• _Exercise prompt_: Return only what lies between the first line of the entries and the line containing "(envtext) at (461,52)", both lines included.

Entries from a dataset
________

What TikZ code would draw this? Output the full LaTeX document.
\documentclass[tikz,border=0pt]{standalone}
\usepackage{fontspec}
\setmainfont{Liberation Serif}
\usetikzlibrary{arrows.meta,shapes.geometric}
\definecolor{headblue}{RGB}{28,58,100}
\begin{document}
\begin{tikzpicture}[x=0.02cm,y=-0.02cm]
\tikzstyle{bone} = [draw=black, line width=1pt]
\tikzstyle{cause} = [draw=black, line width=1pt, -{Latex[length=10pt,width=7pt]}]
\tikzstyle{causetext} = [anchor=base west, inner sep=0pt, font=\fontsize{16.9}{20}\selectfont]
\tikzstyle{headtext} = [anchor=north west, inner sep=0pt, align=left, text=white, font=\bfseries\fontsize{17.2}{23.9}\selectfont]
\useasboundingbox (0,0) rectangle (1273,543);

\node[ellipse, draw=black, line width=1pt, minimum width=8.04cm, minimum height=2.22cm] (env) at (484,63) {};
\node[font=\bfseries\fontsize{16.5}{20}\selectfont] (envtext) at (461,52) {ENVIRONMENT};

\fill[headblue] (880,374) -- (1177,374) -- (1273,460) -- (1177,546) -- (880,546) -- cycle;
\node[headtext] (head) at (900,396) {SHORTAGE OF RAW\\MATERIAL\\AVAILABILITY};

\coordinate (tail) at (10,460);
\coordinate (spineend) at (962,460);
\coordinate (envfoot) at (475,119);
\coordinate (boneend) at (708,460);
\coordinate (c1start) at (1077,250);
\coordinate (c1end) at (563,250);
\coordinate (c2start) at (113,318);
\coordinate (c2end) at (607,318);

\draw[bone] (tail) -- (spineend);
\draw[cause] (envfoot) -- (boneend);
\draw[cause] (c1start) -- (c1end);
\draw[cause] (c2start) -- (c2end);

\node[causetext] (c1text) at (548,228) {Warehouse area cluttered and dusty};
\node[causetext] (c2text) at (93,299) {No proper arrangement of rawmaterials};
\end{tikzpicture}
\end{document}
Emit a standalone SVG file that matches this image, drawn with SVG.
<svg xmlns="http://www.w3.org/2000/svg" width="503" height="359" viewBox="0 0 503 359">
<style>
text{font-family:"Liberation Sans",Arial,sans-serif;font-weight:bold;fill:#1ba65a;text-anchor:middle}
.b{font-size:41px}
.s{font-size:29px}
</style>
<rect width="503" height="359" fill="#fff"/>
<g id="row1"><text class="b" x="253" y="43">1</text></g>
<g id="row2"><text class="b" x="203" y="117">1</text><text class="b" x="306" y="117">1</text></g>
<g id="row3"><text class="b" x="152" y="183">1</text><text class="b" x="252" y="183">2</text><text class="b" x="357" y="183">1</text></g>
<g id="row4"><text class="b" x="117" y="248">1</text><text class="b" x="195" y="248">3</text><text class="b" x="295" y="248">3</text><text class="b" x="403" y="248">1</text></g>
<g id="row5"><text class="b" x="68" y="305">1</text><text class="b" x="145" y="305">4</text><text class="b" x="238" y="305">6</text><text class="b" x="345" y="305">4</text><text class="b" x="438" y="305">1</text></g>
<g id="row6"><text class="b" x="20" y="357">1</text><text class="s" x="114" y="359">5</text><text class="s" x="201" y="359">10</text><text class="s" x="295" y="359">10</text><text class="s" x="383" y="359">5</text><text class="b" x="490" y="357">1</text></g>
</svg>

________

• _Complete answer_:
What TikZ code would draw this? Output the full LaTeX document.
\documentclass[tikz,border=0pt]{standalone}
\usepackage{fontspec}
\setmainfont{Liberation Serif}
\usetikzlibrary{arrows.meta,shapes.geometric}
\definecolor{headblue}{RGB}{28,58,100}
\begin{document}
\begin{tikzpicture}[x=0.02cm,y=-0.02cm]
\tikzstyle{bone} = [draw=black, line width=1pt]
\tikzstyle{cause} = [draw=black, line width=1pt, -{Latex[length=10pt,width=7pt]}]
\tikzstyle{causetext} = [anchor=base west, inner sep=0pt, font=\fontsize{16.9}{20}\selectfont]
\tikzstyle{headtext} = [anchor=north west, inner sep=0pt, align=left, text=white, font=\bfseries\fontsize{17.2}{23.9}\selectfont]
\useasboundingbox (0,0) rectangle (1273,543);

\node[ellipse, draw=black, line width=1pt, minimum width=8.04cm, minimum height=2.22cm] (env) at (484,63) {};
\node[font=\bfseries\fontsize{16.5}{20}\selectfont] (envtext) at (461,52) {ENVIRONMENT};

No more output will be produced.